No, sir. I disagree. I respectfully and outerly disagree.
For one if you are to take a look at the moon in any DMC game you will notice a distinctive and very strong lack of a giant hole across it. Add to that the fact that if a boulder falls on Dante it will either crush him or bury him into the ground, not flatten him; DMC might take the laws of gravity as more of a suggestion than actual law but it is certainly not governed by any Wile E. Coyote, anvil to the head spoof laws. Ultimately all of these similarities are just references, otherwise both Bayonetta and DMC share the universe with Viewtiful Joe.
Still, the guy brings up some facts that maybe a few here and there don't know about, like the art piece from Bayonetta where Dante's losing his shirt to Enzo. It's not concept art, just art, and infact that's not Dante, it's Kamiya; it's titled Reducing the Devil to Tears and the caption says 'Director Kamiya's special... cameo? He's probably the only one who would be fooled by Enzo's pathetic cons and bluffs. Director Kamiya's not very good at these kinds of games" [Shimazaki]. In the manual for DMC1 Enzo mentions what a weird guy Dante is and that he might have blue blood but "if he glares at a guy, even the devil may cry."

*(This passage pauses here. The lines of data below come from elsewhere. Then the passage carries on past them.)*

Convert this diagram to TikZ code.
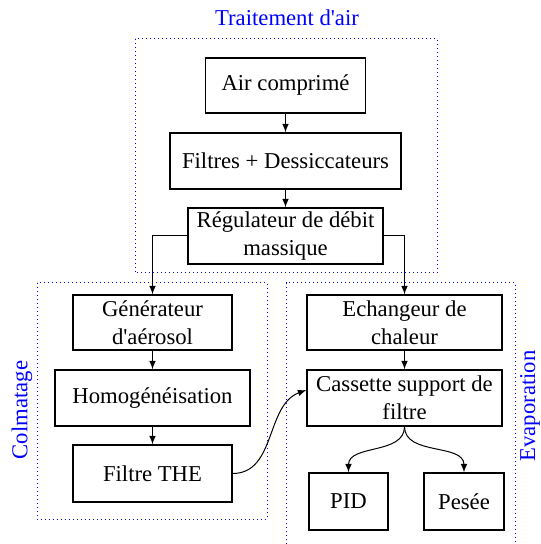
\documentclass[tikz,border=0pt]{standalone}
\usepackage{fontspec}
\setmainfont{Liberation Serif}[Ligatures=TeXOff]
\usepackage{tikz}

\tikzset{
  bloc/.style={draw, line width=0.55pt, inner sep=0pt, align=center},
  groupe/.style={draw=blue, line width=0.5pt, dash pattern=on 0.6pt off 1.4pt},
  titre/.style={text=blue}
}

\begin{document}
\begin{tikzpicture}[x=0.5pt, y=-0.5pt, >=latex, line width=0.5pt, font=\fontsize{11.35}{14}\selectfont]
    \useasboundingbox (0,0) rectangle (540,544);
    \draw[groupe] (135,39) rectangle (437,273);
    \draw[groupe] (37,283) rectangle (267,519);
    \draw[groupe] (286,544) -- (286,283) -- (515,283) -- (515,544);
    \node[titre] (t1) at (287,18) {Traitement d'air};
    \node[titre, rotate=90] (t2) at (22,410) {Colmatage};
    \node[titre, rotate=90] (t3) at (530,406) {Evaporation};
    \node[bloc, minimum width=80pt, minimum height=27.5pt] (a) at (285.5,85.5) {Air comprimé};
    \node[bloc, minimum width=115.5pt, minimum height=28pt] (b) at (285.5,161) {Filtres + Dessiccateurs};
    \node[bloc, minimum width=97.5pt, minimum height=28pt] (c) at (285.5,236) {Régulateur de débit\\massique};
    \node[bloc, minimum width=79.5pt, minimum height=27.5pt] (d) at (152.5,322.5) {Générateur\\d'aérosol};
    \node[bloc, minimum width=97.5pt, minimum height=28pt] (e) at (152.5,398) {Homogénéisation};
    \node[bloc, minimum width=79.5pt, minimum height=28.5pt] (f) at (152.5,473.5) {Filtre THE};
    \node[bloc, minimum width=97.5pt, minimum height=27.5pt] (g) at (404.5,322.5) {Echangeur de\\chaleur};
    \node[bloc, minimum width=97.5pt, minimum height=28pt] (h) at (404.5,398) {Cassette support de\\filtre};
    \node[bloc, minimum width=39.5pt, minimum height=28.5pt] (i) at (348.5,501.5) {PID};
    \node[bloc, minimum width=40pt, minimum height=28.5pt] (j) at (464,501.5) {Pesée};
    \draw [->] (a) -- (b);
    \draw [->] (b) -- (c);
    \draw [->] (c.west) -| (d.north);
    \draw [->] (c.east) -| (g.north);
    \draw [->] (d) -- (e);
    \draw [->] (e) -- (f);
    \draw [->] (g) -- (h);
    \draw [->] (f.east) to[out=0, in=200] ([yshift=4pt]h.west);
    \draw [->] (h.south) to[out=-90, in=90] (i.north);
    \draw [->] (h.south) to[out=-90, in=90] (j.north);
  \end{tikzpicture}
\end{document}
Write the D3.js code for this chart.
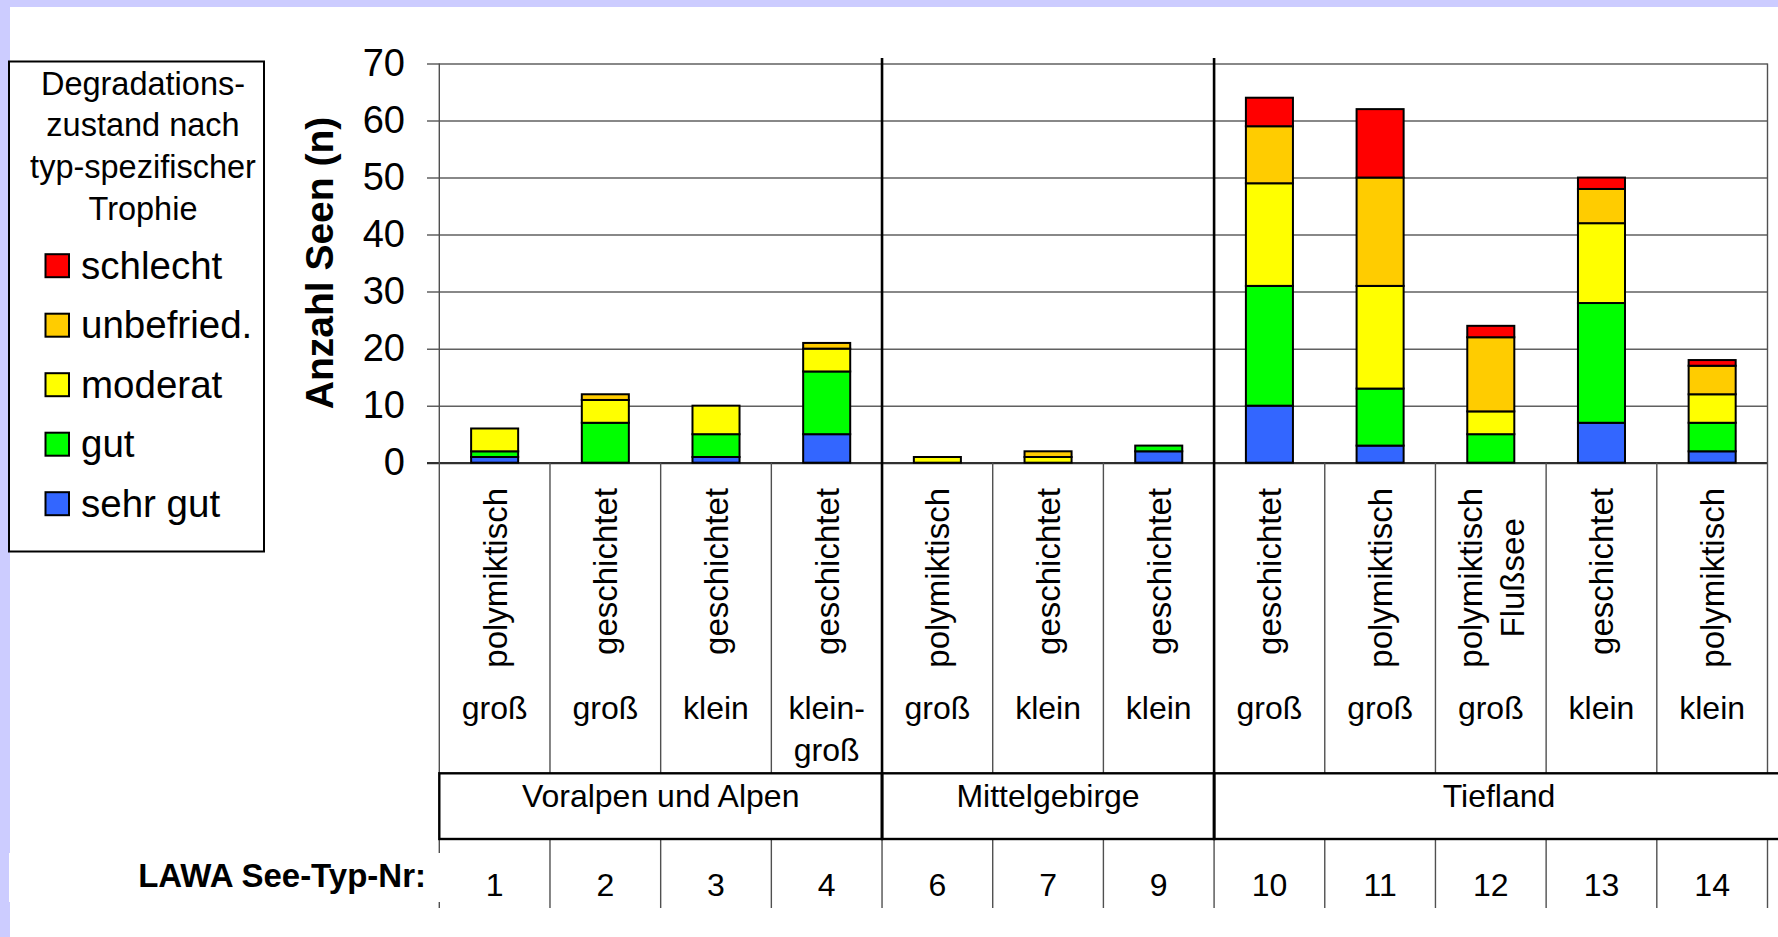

He mentions how Sparda looks like a beatle or a stag beetle. I find that funny because in Japan there seems to be a long interest in stag beetles as fighters, rhinoceros beetle, mostly, but other beetles seem to be a thing there, too, so maybe the design isn't all that random demon. Very subjective, truth be told.
Before the novel the name Tony Redgrave was actually the name of the man that modified Sparda's guns in to E&I. It took him 2 years and he turned them into works of art. One summons the light of heaven and the other the fires from hell with every bullet. Also, Anthony is something the company dubbing DMC came up with calling him. In the Japanese dub it's Tony, there is no mention of any Anthony variations to his name.